::: STORED DATA
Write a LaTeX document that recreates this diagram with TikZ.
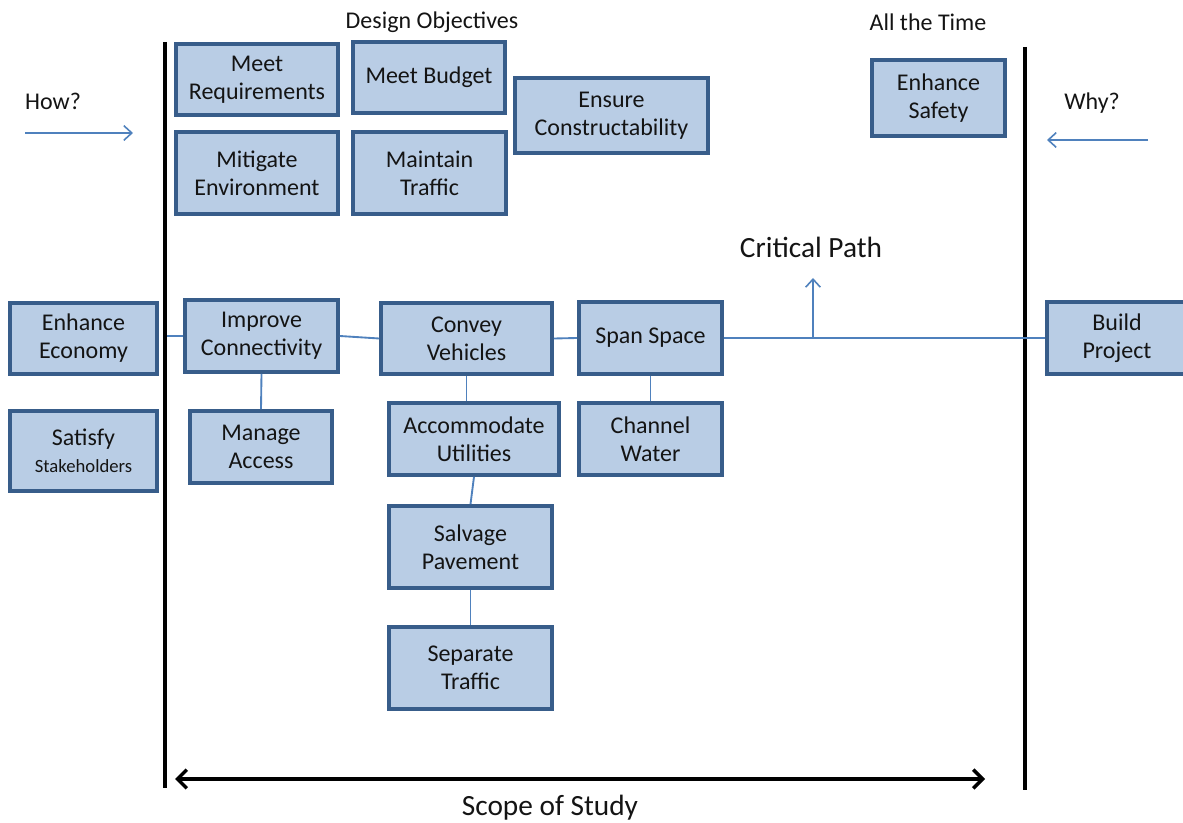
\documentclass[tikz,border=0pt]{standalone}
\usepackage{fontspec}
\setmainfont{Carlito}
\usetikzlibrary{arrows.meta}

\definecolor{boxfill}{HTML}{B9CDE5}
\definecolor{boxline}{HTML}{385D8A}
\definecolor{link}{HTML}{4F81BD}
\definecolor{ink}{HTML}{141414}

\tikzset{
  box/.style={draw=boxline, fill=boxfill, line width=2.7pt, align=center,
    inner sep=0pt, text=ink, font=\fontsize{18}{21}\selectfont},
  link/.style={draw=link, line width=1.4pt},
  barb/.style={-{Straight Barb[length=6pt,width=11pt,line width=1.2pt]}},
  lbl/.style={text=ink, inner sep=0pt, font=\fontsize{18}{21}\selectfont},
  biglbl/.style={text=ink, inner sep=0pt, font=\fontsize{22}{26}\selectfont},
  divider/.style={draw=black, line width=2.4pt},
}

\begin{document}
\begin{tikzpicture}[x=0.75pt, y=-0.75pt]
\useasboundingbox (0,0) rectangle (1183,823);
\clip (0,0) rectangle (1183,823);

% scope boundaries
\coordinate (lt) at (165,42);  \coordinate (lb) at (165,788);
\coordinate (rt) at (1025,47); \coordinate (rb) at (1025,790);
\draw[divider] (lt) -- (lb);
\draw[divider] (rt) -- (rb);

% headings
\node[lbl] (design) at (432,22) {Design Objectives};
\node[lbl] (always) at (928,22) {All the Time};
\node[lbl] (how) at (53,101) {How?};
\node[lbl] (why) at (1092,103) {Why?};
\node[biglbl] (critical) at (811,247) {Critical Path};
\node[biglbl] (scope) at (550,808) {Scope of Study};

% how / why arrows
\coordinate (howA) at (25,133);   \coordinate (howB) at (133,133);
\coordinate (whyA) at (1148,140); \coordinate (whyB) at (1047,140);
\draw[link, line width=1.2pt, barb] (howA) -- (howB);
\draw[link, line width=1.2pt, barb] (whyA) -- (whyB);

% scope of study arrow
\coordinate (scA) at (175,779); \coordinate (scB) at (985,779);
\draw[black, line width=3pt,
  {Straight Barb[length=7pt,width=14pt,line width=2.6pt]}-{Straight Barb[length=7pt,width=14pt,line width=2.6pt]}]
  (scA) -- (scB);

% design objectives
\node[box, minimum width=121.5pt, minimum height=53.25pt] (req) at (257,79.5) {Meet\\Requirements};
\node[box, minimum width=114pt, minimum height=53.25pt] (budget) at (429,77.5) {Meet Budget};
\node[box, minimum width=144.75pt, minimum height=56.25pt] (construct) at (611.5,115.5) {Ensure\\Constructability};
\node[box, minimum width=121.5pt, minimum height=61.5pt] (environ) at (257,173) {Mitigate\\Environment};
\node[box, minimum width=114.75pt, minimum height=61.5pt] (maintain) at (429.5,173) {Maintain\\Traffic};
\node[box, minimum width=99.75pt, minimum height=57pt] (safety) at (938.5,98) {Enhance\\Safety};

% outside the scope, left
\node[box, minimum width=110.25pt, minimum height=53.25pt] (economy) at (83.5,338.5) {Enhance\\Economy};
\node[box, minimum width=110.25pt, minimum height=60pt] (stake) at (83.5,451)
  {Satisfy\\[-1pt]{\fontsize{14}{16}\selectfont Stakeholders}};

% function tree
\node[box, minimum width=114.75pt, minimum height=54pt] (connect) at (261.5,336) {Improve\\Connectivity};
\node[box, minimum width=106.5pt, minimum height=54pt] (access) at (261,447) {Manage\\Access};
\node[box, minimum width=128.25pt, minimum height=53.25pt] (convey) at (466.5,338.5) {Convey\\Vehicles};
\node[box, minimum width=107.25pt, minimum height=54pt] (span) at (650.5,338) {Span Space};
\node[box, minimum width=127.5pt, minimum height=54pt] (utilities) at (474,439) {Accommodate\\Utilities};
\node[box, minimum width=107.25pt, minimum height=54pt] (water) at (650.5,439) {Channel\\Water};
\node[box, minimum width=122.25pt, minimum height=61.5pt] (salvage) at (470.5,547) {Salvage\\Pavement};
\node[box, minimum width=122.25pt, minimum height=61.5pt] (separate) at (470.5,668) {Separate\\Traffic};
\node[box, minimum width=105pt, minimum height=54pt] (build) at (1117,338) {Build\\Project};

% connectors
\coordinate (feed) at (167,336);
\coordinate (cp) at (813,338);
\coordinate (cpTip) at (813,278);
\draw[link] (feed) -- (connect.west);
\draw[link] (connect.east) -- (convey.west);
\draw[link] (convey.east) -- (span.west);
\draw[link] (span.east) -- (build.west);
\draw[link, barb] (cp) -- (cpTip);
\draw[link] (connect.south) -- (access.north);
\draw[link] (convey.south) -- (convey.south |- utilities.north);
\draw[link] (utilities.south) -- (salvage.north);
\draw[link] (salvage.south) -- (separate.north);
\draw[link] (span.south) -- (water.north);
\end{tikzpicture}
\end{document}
::::::
> _AIM OF THE TASK_
From the top of the listing above, repeat each line exactly until you reach the line containing "(whyA) -- (whyB);", and repeat that one too. Leave the pictures out.

> _EXERCISE OUTPUT_
Write a LaTeX document that recreates this diagram with TikZ.
\documentclass[tikz,border=0pt]{standalone}
\usepackage{fontspec}
\setmainfont{Carlito}
\usetikzlibrary{arrows.meta}

\definecolor{boxfill}{HTML}{B9CDE5}
\definecolor{boxline}{HTML}{385D8A}
\definecolor{link}{HTML}{4F81BD}
\definecolor{ink}{HTML}{141414}

\tikzset{
  box/.style={draw=boxline, fill=boxfill, line width=2.7pt, align=center,
    inner sep=0pt, text=ink, font=\fontsize{18}{21}\selectfont},
  link/.style={draw=link, line width=1.4pt},
  barb/.style={-{Straight Barb[length=6pt,width=11pt,line width=1.2pt]}},
  lbl/.style={text=ink, inner sep=0pt, font=\fontsize{18}{21}\selectfont},
  biglbl/.style={text=ink, inner sep=0pt, font=\fontsize{22}{26}\selectfont},
  divider/.style={draw=black, line width=2.4pt},
}

\begin{document}
\begin{tikzpicture}[x=0.75pt, y=-0.75pt]
\useasboundingbox (0,0) rectangle (1183,823);
\clip (0,0) rectangle (1183,823);

% scope boundaries
\coordinate (lt) at (165,42);  \coordinate (lb) at (165,788);
\coordinate (rt) at (1025,47); \coordinate (rb) at (1025,790);
\draw[divider] (lt) -- (lb);
\draw[divider] (rt) -- (rb);

% headings
\node[lbl] (design) at (432,22) {Design Objectives};
\node[lbl] (always) at (928,22) {All the Time};
\node[lbl] (how) at (53,101) {How?};
\node[lbl] (why) at (1092,103) {Why?};
\node[biglbl] (critical) at (811,247) {Critical Path};
\node[biglbl] (scope) at (550,808) {Scope of Study};

% how / why arrows
\coordinate (howA) at (25,133);   \coordinate (howB) at (133,133);
\coordinate (whyA) at (1148,140); \coordinate (whyB) at (1047,140);
\draw[link, line width=1.2pt, barb] (howA) -- (howB);
\draw[link, line width=1.2pt, barb] (whyA) -- (whyB);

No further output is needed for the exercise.